A more likely avenue of employment for the US military, however, is warfare against civilians, in the manner of the Latin American juntas.  Drug Czar McCaffrey's background in Latin America has doubtlessly prepared him well to play an important role in the war on civilians here in the US.

Commandos used in actions against civilians are recruited by the Special Operations Command.  The United States Air Force Statistical Digest for fiscal year 1994 (extract below) shows that squadrons of aircraft devoted to Special Operations rose from 11 in FY1991 to 16 in FY1994, while conventional bomber squadrons shrank from 18 in FY1991 to 12 in 1994.
 

US Air Force Squadrons FY91 FY94
Bomber  18 12
Fighter 70 53
Special Operations Forces 11 16

The US Air Force is recommending Special Operations aircraft design and development.  The Air Force's Scientific Advisory Board says the "requirements for special operations will dramatically increase in the future," and that "the need for flexible covert intervention in both developed and undeveloped nations around the world appears certain."  (Aerospace Daily, June 19, 1996.)

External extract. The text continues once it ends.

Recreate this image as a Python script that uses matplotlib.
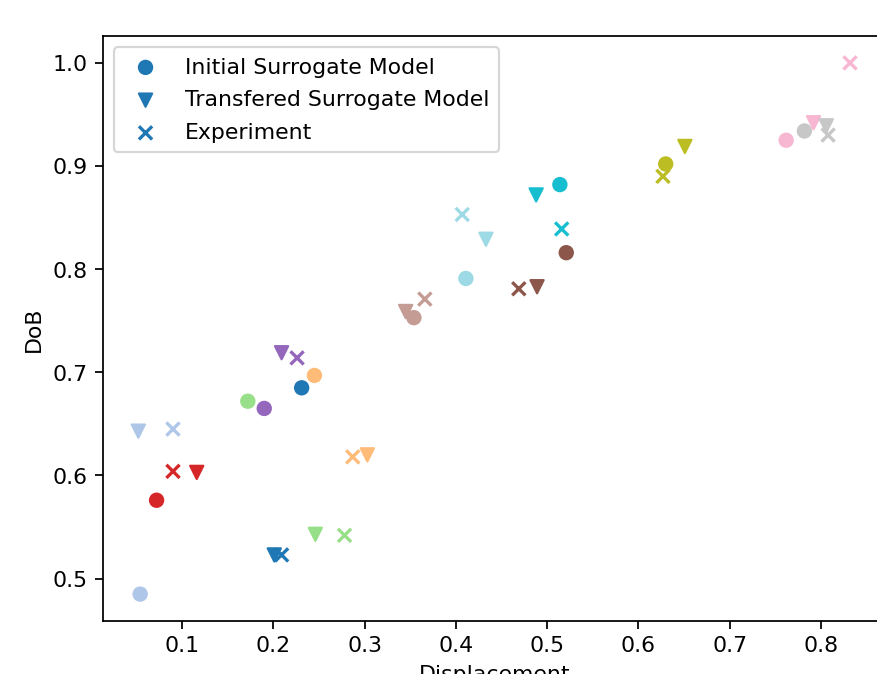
import matplotlib
matplotlib.use("Agg")
import matplotlib.pyplot as plt

# sample index -> colour in tab20 (normalised over 0..12)
sample_ids = list(range(13))

init_x = [0.231, 0.054, 0.245, 0.172, 0.072, 0.190, 0.521, 0.354, 0.762, 0.782, 0.630, 0.514, 0.411]
init_y = [0.685, 0.485, 0.697, 0.672, 0.576, 0.665, 0.816, 0.753, 0.925, 0.934, 0.902, 0.882, 0.791]

trans_x = [0.201, 0.052, 0.303, 0.246, 0.116, 0.209, 0.489, 0.345, 0.792, 0.806, 0.651, 0.488, 0.433]
trans_y = [0.523, 0.643, 0.620, 0.543, 0.603, 0.719, 0.783, 0.759, 0.942, 0.939, 0.919, 0.872, 0.829]

exp_x = [0.209, 0.090, 0.287, 0.278, 0.090, 0.226, 0.469, 0.366, 0.832, 0.808, 0.627, 0.516, 0.407]
exp_y = [0.523, 0.645, 0.618, 0.542, 0.604, 0.714, 0.781, 0.771, 1.000, 0.930, 0.890, 0.839, 0.853]

dpi = 158
fig = plt.figure(figsize=(877.4 / dpi, 674.4 / dpi), dpi=dpi)
# axes runs a little past the right edge, like the cropped original
ax = fig.add_axes([102.7 / 877, 53.3 / 674, 782.5 / 877, 584 / 674])

ax.scatter(init_x, init_y, c=sample_ids, cmap='tab20', vmin=0, vmax=12,
           marker='o', label='Initial Surrogate Model')
ax.scatter(trans_x, trans_y, c=sample_ids, cmap='tab20', vmin=0, vmax=12,
           marker='v', label='Transfered Surrogate Model')
ax.scatter(exp_x, exp_y, c=sample_ids, cmap='tab20', vmin=0, vmax=12,
           marker='x', label='Experiment')

# right spine falls outside the crop in the original
ax.spines['right'].set_visible(False)

ax.set_xlabel('Displacement')
ax.set_ylabel('DoB')
ax.legend(loc='upper left', borderpad=0.45, labelspacing=0.58)

fig.savefig('out.png', dpi=dpi)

Contemporary US soldiers train for civilian warfare on Military Operations Urban Training facilities (MOUT).  A MOUT facility is a full scale mock-up of a modern small town, used to train soldiers to shoot and kill civilians.  In one army base in Camp Lejeune, the Marines have constructed a 31-building town with a city hall, a church, a hotel, a business district, and condominiums.  MOUT facilities sometimes have several hundred yards of built-in sewers to give the soldiers practice invading and occupying civilian areas.

According to Marines Get a Taste of Urban Warfare Against 'Enemies' at Home, which appeared in The Los Angles Times, July 11, 1995, one of the problems confronted during MOUT training is "what to do when guerrillas are hiding behind women and children."  In these scenarios, "guerrillas" are the adult male civilians that the soldiers are trying to kill. 

In such training, everyone presumes the US soldiers care more about the women and children than the husbands of those women and the fathers of those children ("guerrillas").  But the Waco incident proves that presumption just is not so.